James Macgill is a direct descendant of James Macgill, the rector for Christ Church Guilford, appointed in 1730. Macgill lived at the Manor House Athol in Simpsonville, Maryland. He grew up in one of the stone buildings east of the manor house, settled on a parcel named Warfields Contrivance. Macgill would sell the homestead to land developer and businessman Kingdon Gould, who would operated the building as a restaurant named King's Contrivance.
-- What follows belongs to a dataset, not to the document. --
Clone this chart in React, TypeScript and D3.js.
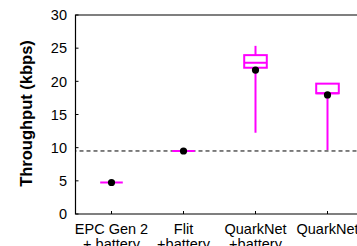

Macgill attended Howard County Public Schools, and Donaldson Preparatory in Ilchester, Maryland. His family owned an interest in the Display Doughnut Corporation in Ellicott City. Macgill graduated from the Johns Hopkins University in 1934 and the University of Maryland School of Law in 1939, passing the Maryland Bar the same year. During 1941–1944, he served with the British army driving an ambulance in India and Burma theaters. In 1948, he became the county's first zoning commissioner, and in 1951, became the first planning director. In 1955, he was appointed assistant judge and in 1965 became chief judge and judge of the Juvenile court. In 1963, Macgill ruled that slot machines in Maryland were unconstitutional as a form of lottery. He appointed members to draft a powerful form of charter government in October 1964 (taking until 1970 to be voted in). Macgill retired in 1980. His last case ruled that Howard County could not require developers to set aside public space for county use as a park or school. On March 1, 1980, Governor Harry Hughes appointed J. Thomas Nissel to replace Macgill.

In 1984, Macgill was chosen as a judge and sculptor to serve as arbitrator between the Howard Arts United chosen by the County Council, and Arts Grants Committee chosen by executive J. Hugh Nichols to distribute art funds from the county.